United States: Pfizer has halted the development of its once-daily oral obesity drug, danuglipron, after a clinical trial participant developed liver injury indicators. The adverse effects resolved once the patient discontinued the medication, according to the Associated Press.
Early Trial Cut Short
The company had been conducting early-stage testing to determine the optimal dosage for danuglipron. Pfizer intended to move forward with final-stage trials and FDA approval but has since canceled all research involving the drug—including any combination studies for obesity treatment.
Shifting Focus in a Competitive Market
Despite this setback, Pfizer continues to pursue other early-stage obesity treatments. The obesity drug market remains a hotbed of innovation, with injectable drugs like Eli Lilly’s Zepbound and Novo Nordisk’s Wegovy bringing in billions in revenue—Zepbound alone made $5 billion in 2024.
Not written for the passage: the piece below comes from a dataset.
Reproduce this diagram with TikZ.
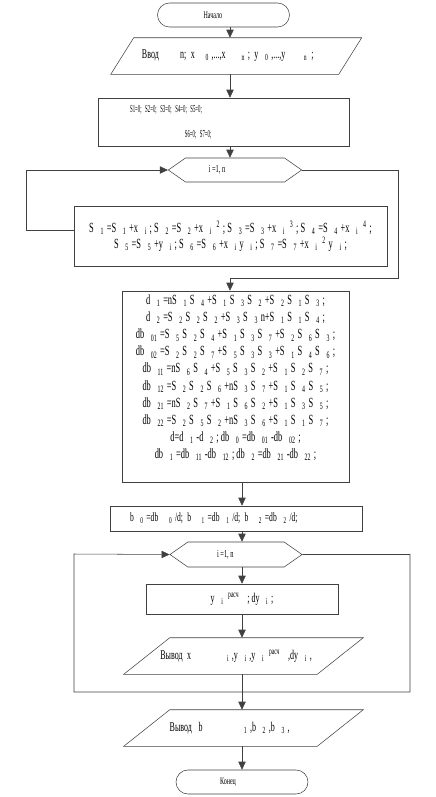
\documentclass[tikz,border=0pt]{standalone}
\usepackage{fontspec}
\setmainfont[FakeStretch=0.6]{Liberation Serif}
\newfontfamily\tightfont[FakeStretch=0.45]{Liberation Serif}
\usetikzlibrary{arrows.meta,shapes.symbols}

\newcommand\subx[1]{\hspace{5pt}\textsubscript{#1}\hspace{2pt}}
\newcommand\supx[1]{\hspace{1.5pt}\textsuperscript{#1}\hspace{2pt}}

\begin{document}
\begin{tikzpicture}[x=0.75pt,y=-0.75pt,->,>={Triangle[length=6pt,width=5.5pt]},thin,draw=black!75,
  every node/.style={font=\fontsize{10}{11}\selectfont},
  term node/.style={draw,rectangle,rounded corners=9pt,minimum width=99pt,minimum height=18pt,font=\fontsize{7.5}{9}\selectfont},
  box node/.style={draw,rectangle,inner sep=1pt},
  io node/.style={rectangle,minimum height=27pt,inner sep=1pt,align=left},
  loop node/.style={draw,signal,signal to=west and east,signal pointer angle=70,minimum width=100pt,minimum height=18pt,inner sep=1pt,font=\fontsize{8}{9}\selectfont}]
\useasboundingbox (0,0) rectangle (436,797);

\node[term node] (1) at (223.5,15) {Начало\hspace{16pt}\mbox{}};
\node[io node,inner xsep=14.6pt,text width=141.4pt] (2) at (236.25,56)
  {Ввод\hspace{16pt}n; x\hspace{8pt}\textsubscript{0}\hspace{2pt},...,x\hspace{12pt}\textsubscript{n}\hspace{2pt}; y\hspace{5pt}\textsubscript{0}\hspace{2pt},...,y\hspace{14pt}\textsubscript{n}\hspace{3pt};};
\node[box node,minimum height=36pt,inner xsep=24pt,text width=140pt,align=left,font=\tightfont\fontsize{8}{9}\selectfont] (3) at (223.5,122)
  {S1=0; S2=0; S3=0; S4=0; S5=0;\\[10pt]\hspace*{41pt}S6=0; S7=0;};
\node[loop node] (4) at (235,170) {i =1, n\hspace{27pt}\mbox{}};
\node[box node,minimum width=234.75pt,minimum height=45pt,align=center,font=\fontsize{10.5}{12}\selectfont] (5) at (230.5,236)
  {S\subx{1}=S\subx{1}+x\subx{i}; S\subx{2}=S\subx{2}+x\subx{i}\supx{2}; S\subx{3}=S\subx{3}+x\subx{i}\supx{3}; S\subx{4}=S\subx{4}+x\subx{i}\supx{4};\\
   S\subx{5}=S\subx{5}+y\subx{i}; S\subx{6}=S\subx{6}+x\subx{i}y\subx{i}; S\subx{7}=S\subx{7}+x\subx{i}\supx{2}y\subx{i};};
\node[box node,minimum width=170.25pt,minimum height=143.25pt,align=center,font=\fontsize{10.5}{12.8}\selectfont] (6) at (235.5,386.5)
  {d\subx{1}=nS\subx{1}S\subx{4}+S\subx{1}S\subx{3}S\subx{2}+S\subx{2}S\subx{1}S\subx{3};\\
   d\subx{2}=S\subx{2}S\subx{2}S\subx{2}+S\subx{3}S\subx{3}n+S\subx{1}S\subx{1}S\subx{4};\\
   db\subx{01}=S\subx{5}S\subx{2}S\subx{4}+S\subx{1}S\subx{3}S\subx{7}+S\subx{2}S\subx{6}S\subx{3};\\
   db\subx{02}=S\subx{2}S\subx{2}S\subx{7}+S\subx{5}S\subx{3}S\subx{3}+S\subx{1}S\subx{4}S\subx{6};\\
   db\subx{11}=nS\subx{6}S\subx{4}+S\subx{5}S\subx{3}S\subx{2}+S\subx{1}S\subx{2}S\subx{7};\\
   db\subx{12}=S\subx{2}S\subx{2}S\subx{6}+nS\subx{3}S\subx{7}+S\subx{1}S\subx{4}S\subx{5};\\
   db\subx{21}=nS\subx{2}S\subx{7}+S\subx{1}S\subx{6}S\subx{2}+S\subx{1}S\subx{3}S\subx{5};\\
   db\subx{22}=S\subx{2}S\subx{5}S\subx{2}+nS\subx{3}S\subx{6}+S\subx{1}S\subx{1}S\subx{7};\\
   d=d\subx{1}-d\subx{2}; db\subx{0}=db\subx{01}-db\subx{02};\\
   db\subx{1}=db\subx{11}-db\subx{12}; db\subx{2}=db\subx{21}-db\subx{22};\\[2pt]\mbox{}};
\node[box node,minimum height=18.75pt,inner xsep=15pt,text width=159pt,align=left,font=\fontsize{9.5}{10}\selectfont] (7) at (236,518.5)
  {b\subx{0}=db\hspace{3pt}\subx{0}/d; b\hspace{3pt}\subx{1}=db\subx{1}/d; b\hspace{3pt}\subx{2}=db\subx{2}/d;};
\node[loop node,minimum width=99pt,minimum height=18.75pt] (8) at (236,554.5) {i =1, n\hspace{16pt}\mbox{}};
\node[box node,minimum width=144pt,minimum height=22.5pt] (9) at (242,599)
  {y\subx{i}\supx{расч}\hspace{4pt}; dy\subx{i};};
\node[io node,inner xsep=10pt,text width=124.75pt] (10) at (243.5,656)
  {Вывод x\hspace{22pt}\subx{i},y\subx{i},y\subx{i}\supx{расч}\hspace{4pt},dy\subx{i},};
\node[io node,inner xsep=17pt,text width=110.75pt] (11) at (243.5,728)
  {Вывод\hspace{5pt}b\hspace{26pt}\subx{1},b\subx{2},b\subx{3},};
\node[term node] (12) at (242,782) {Конец\hspace{21pt}\mbox{}};

% slanted outlines of the input/output blocks
\draw[-] ([xshift=-8.6pt]2.south west) -- ([xshift=8.6pt]2.north west) -- ([xshift=8.6pt]2.north east) -- ([xshift=-8.6pt]2.south east) -- cycle;
\draw[-] ([xshift=-17.25pt]10.south west) -- ([xshift=17.25pt]10.north west) -- ([xshift=17.25pt]10.north east) -- ([xshift=-17.25pt]10.south east) -- cycle;
\draw[-] ([xshift=-17.25pt]11.south west) -- ([xshift=17.25pt]11.north west) -- ([xshift=17.25pt]11.north east) -- ([xshift=-17.25pt]11.south east) -- cycle;

% main columns
\coordinate (c1) at (230,0);
\coordinate (c2) at (242,0);

\draw (c1 |- 1.south) -- (c1 |- 2.north);
\draw (c1 |- 2.south) -- (c1 |- 3.north);
\draw (c1 |- 3.south) -- (c1 |- 4.north);
\draw ([yshift=4.5pt]5.west) -- ++(-47,0) |- (4.west);
\draw (4.east) -| (398,278) -| (c1 |- 6.north);

\draw (c2 |- 6.south) -- (c2 |- 7.north);
\draw (c2 |- 7.south) -- (c2 |- 8.north);
\draw (c2 |- 8.south) -- (c2 |- 9.north);
\draw (c2 |- 9.south) -- (c2 |- 10.north);
\draw (8.east) -| (410,692) -| (74,554) -- (8.west);
\draw (c2 |- 10.south) -- (c2 |- 11.north);
\draw (c2 |- 11.south) -- (c2 |- 12.north);
\end{tikzpicture}
\end{document}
Demand Grows for Oral Alternatives
Many patients dislike needle-based therapies since it is a main disadvantage of existing injectable drugs. Multiple pharmaceutical organizations currently compete to create suitable oral formulations for their products. The pharmaceutical company Eli Lilly plans to publish research related to their oral obesity medication during the upcoming year.
Access Still a Barrier
Despite widespread interest, many patients face challenges accessing these medications due to insurance limitations and high out-of-pocket costs—often hundreds of dollars monthly—even after manufacturers introduced price reductions, as reported by HealthDay.
Previous Trial Also Discontinued
This is not Pfizer’s first danuglipron trial to end prematurely. The company had already terminated trials of the twice-daily version in late 2023 after high dropout rates among participants.